Berlin Montepeque: The One-Girl Wrestling Team

Berlin Montepeque: The One-Girl Wrestling Team

Elizabeth Shirino, Contributor

Her heart was been beating fast all day, and it seemed to get faster the closer it got to her match. She was nervous, yet excited. It was her first match at Girls’ NCS. She had won fourth place last year, hoping to place again her senior year.

However, it had been a turbulent season. She had gotten hurt recently. In addition, the girls and boys programs had to be consolidated so that the boys would be able to wrestle this year. She was hopeful, though, that her season would end on a high mark.

Berlin Montepeque describes herself as aggressive and competitive. Her friends tend to describe her as “confident, spirited, and ambitious.” I would describe her as passionate for her sport. Whenever we spoke about wrestling she would get a bit more excited and involved in the conversation and on the days where she came to school hurt from a game or practice she never would contemplate giving up.

While wrestling, she says she “turns game mode on and focus on my opponent.” Focusing on issues she needs to overcome and her other qualities have helped her in wrestling and persevere through the troubles she has faced.
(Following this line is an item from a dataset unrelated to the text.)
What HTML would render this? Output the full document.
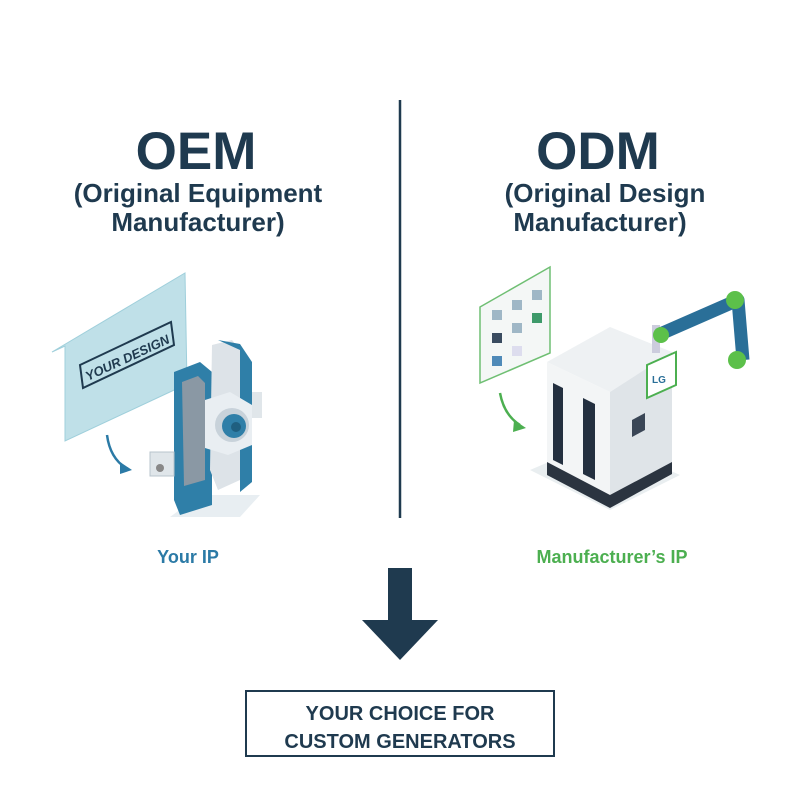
<!DOCTYPE html>
<html><head><meta charset="utf-8"><style>
body{margin:0;background:#fff;}
svg{display:block;}
text{font-family:"Liberation Sans",sans-serif;font-weight:bold;}
</style></head><body>
<svg width="800" height="800" viewBox="0 0 800 800" xmlns="http://www.w3.org/2000/svg">
<rect width="800" height="800" fill="#fff"/>
<line x1="400" y1="100" x2="400" y2="518" stroke="#1f3a4f" stroke-width="2.5"/>
<g fill="#1f3a4f" text-anchor="middle">
<text x="196" y="169" font-size="53">OEM</text>
<text x="198" y="202" font-size="26">(Original Equipment</text>
<text x="198" y="231" font-size="26">Manufacturer)</text>
<text x="598" y="169" font-size="53">ODM</text>
<text x="605" y="202" font-size="26">(Original Design</text>
<text x="600" y="231" font-size="26">Manufacturer)</text>
<text x="188" y="563" font-size="18" fill="#2b7aa6">Your IP</text>
<text x="612" y="563" font-size="18" fill="#4caf50">Manufacturer’s IP</text>
<text x="400" y="720" font-size="20">YOUR CHOICE FOR</text>
<text x="400" y="748" font-size="20">CUSTOM GENERATORS</text>
</g>
<rect x="388" y="568" width="24" height="54" fill="#1f3a4f"/>
<polygon points="362,620 438,620 400,660" fill="#1f3a4f"/>
<rect x="246" y="691" width="308" height="65" fill="none" stroke="#1f3a4f" stroke-width="2"/>

<!-- left panel -->
<polygon points="52,352 185,273 187,384 65,441 65,346" fill="#bfe0e8" stroke="#9fcfdb"/>
<polygon points="80,365 171,322 174,345 83,388" fill="none" stroke="#1f3a4f" stroke-width="2"/>
<text x="0" y="0" font-size="13" fill="#1f3a4f" font-style="italic" transform="translate(88,381) rotate(-25)">YOUR DESIGN</text>
<path d="M107,435 Q110,458 126,468" fill="none" stroke="#2b7aa6" stroke-width="2.5"/>
<polygon points="120,462 132,470 120,474" fill="#2b7aa6"/>
<!-- machine -->
<polygon points="170,517 240,517 260,495 200,495" fill="#e8eef2"/>
<polygon points="174,372 200,362 212,372 212,505 180,515 174,500" fill="#2f7fa8"/>
<polygon points="182,382 198,376 205,383 205,480 184,486" fill="#8a98a4"/>
<polygon points="212,345 232,340 240,350 240,480 218,490 210,470" fill="#dde3e8"/>
<polygon points="218,340 240,344 252,362 252,482 240,492 240,350" fill="#2f7fa8"/>
<polygon points="205,400 230,392 252,405 252,445 228,455 205,448" fill="#e9eef2"/>
<circle cx="232" cy="425" r="17" fill="#c8d2da"/>
<circle cx="234" cy="426" r="12" fill="#2f7fa8"/>
<circle cx="236" cy="427" r="5" fill="#1f5f80"/>
<rect x="150" y="452" width="24" height="24" fill="#e0e6ea" stroke="#b8c4cc"/>
<circle cx="160" cy="468" r="4" fill="#888"/>
<rect x="252" y="392" width="10" height="26" fill="#e0e6ea"/>

<!-- right board -->
<polygon points="480,307 550,267 550,353 480,383" fill="#f4f7f6" stroke="#6fbf73" stroke-width="1.5"/>
<g fill="#9fb7c6">
<rect x="492" y="310" width="10" height="10"/><rect x="512" y="300" width="10" height="10"/><rect x="532" y="290" width="10" height="10"/>
<rect x="492" y="333" width="10" height="10" fill="#3a4c60"/><rect x="512" y="323" width="10" height="10"/><rect x="532" y="313" width="10" height="10" fill="#3e9a6a"/>
<rect x="492" y="356" width="10" height="10" fill="#4f8ab8"/><rect x="512" y="346" width="10" height="10" fill="#dde"/>
</g>
<path d="M500,393 Q504,415 520,425" fill="none" stroke="#4caf50" stroke-width="2.5"/>
<polygon points="514,420 526,428 513,432" fill="#4caf50"/>
<!-- cabinet -->
<polygon points="530,470 610,510 680,475 600,440" fill="#e9eef0"/>
<polygon points="547,362 610,327 672,352 610,392" fill="#eef1f3"/>
<polygon points="547,362 610,392 610,505 547,472" fill="#f3f5f6"/>
<polygon points="610,392 672,352 672,472 610,505" fill="#dfe4e8"/>
<polygon points="547,462 610,495 610,508 547,475" fill="#2b3440"/>
<polygon points="610,495 672,462 672,474 610,508" fill="#2b3440"/>
<polygon points="553,383 563,388 563,465 553,460" fill="#243040"/>
<polygon points="583,398 595,404 595,480 583,474" fill="#243040"/>
<polygon points="632,420 645,413 645,430 632,437" fill="#3a4656"/>
<!-- robot arm -->
<rect x="652" y="325" width="8" height="28" fill="#ccd"/>
<path d="M658,335 L738,300 L743,360" fill="none" stroke="#2a6f98" stroke-width="13" stroke-linejoin="round"/>
<circle cx="661" cy="335" r="8" fill="#5cc04a"/>
<circle cx="735" cy="300" r="9" fill="#5cc04a"/>
<circle cx="737" cy="360" r="9" fill="#5cc04a"/>
<polygon points="647,365 676,352 676,385 647,398" fill="#fff" stroke="#4caf50" stroke-width="2"/>
<text x="652" y="383" font-size="10" fill="#2a6f98">LG</text>
</svg>
</body></html>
Berlin came to SRHS her sophomore year of high school and joined the girls wrestling team her junior year. She wanted to join wrestling to make friends, and she did. She also learned that she loved the sport. That first year wrestling was an amazing year for her.

She was winning matches, fundraising, helping set up the gym for the middle school girls, wrestling those outside her weight class at times, and guys as well. She does admit though that it became harder to manage her time and do her homework. Berlin started working harder during lunch to manage her time and overcame that issue.

By the end of her first year wrestling, she won the Madison Award for female wrestler of the year and came fourth at Girls’ NCS. At the time, she won the Madison Award the trophy she won had a guy on it as the model something that was a bit ironic as it was an award for the female wrestler of the year.

She was already excited for next year, and to help prepare for her senior year season, she joined the varsity football team to try and get stronger. She was very hopeful for her second year wrestling.

But her senior was shaping up to be an unpredictable one. The boys wrestling team had lost their coaches and they had to consolidate the girls and boys program so that the boys could wrestle. Ziomy Coyoy coach for the wrestling team told me: “This is what that sacrifice entails: less advocacy for girls to join wrestling, no opportunity to have girls-only practices, nor girls-only wrestling trips, less female wrestlers retained, and Berlin ending up the last survivor of the girls this year.”

Even though they had to consolidate the programs, Berlin was still hoping for a good last year wrestling. She wasn’t too bothered about wrestling guys. She had done that before due to the limited amount of girls in wrestling in this area.

Berlin said that, “This year’s wrestling season wasn’t built to train me for girls and CS it was built to protect the boys wrestling program” and her coach also said, “We were training Berlin to wrestle against boys at MCALs.” This put her at a disadvantage because at Girls NCS she was going against other girls not boys at MCALs.

For Berlin, the way the boys coach left and the little things like not having practices and achievements announced made her feel like her sport wasn’t being recognized. She says, “I want people to recognize wrestling because that recognition hasn’t been there.”

Through the season the wrestling team lost a decent amount of wrestlers. By the time MCALs were starting, she was the only girl left on the team. At the time she says she “still felt like I could do well.”

However, she wasn’t prepared for what came next. he had hurt her ankles and knees, then her hand and face, followed by her sternum and ankles, again. This hurt her chances of doing well at Girls’ NCS.

This year, sadly, Berlin did not manage to place at Girls’ NCS but like her coach said: “Part of the reason why she didn’t oppose wrestling the guys and having a short-lived senior wrestling year is that her legacy was so much bigger than that.”

Her legacy will live on. Through her work to encourage younger girls to wrestle and through all that she has worked to achieve. Although this year she didn’t win the Madison Award, she is going to be the model for the figure on the trophy. This year, they are replacing the boy figure trophy that she one with one with a girl figure.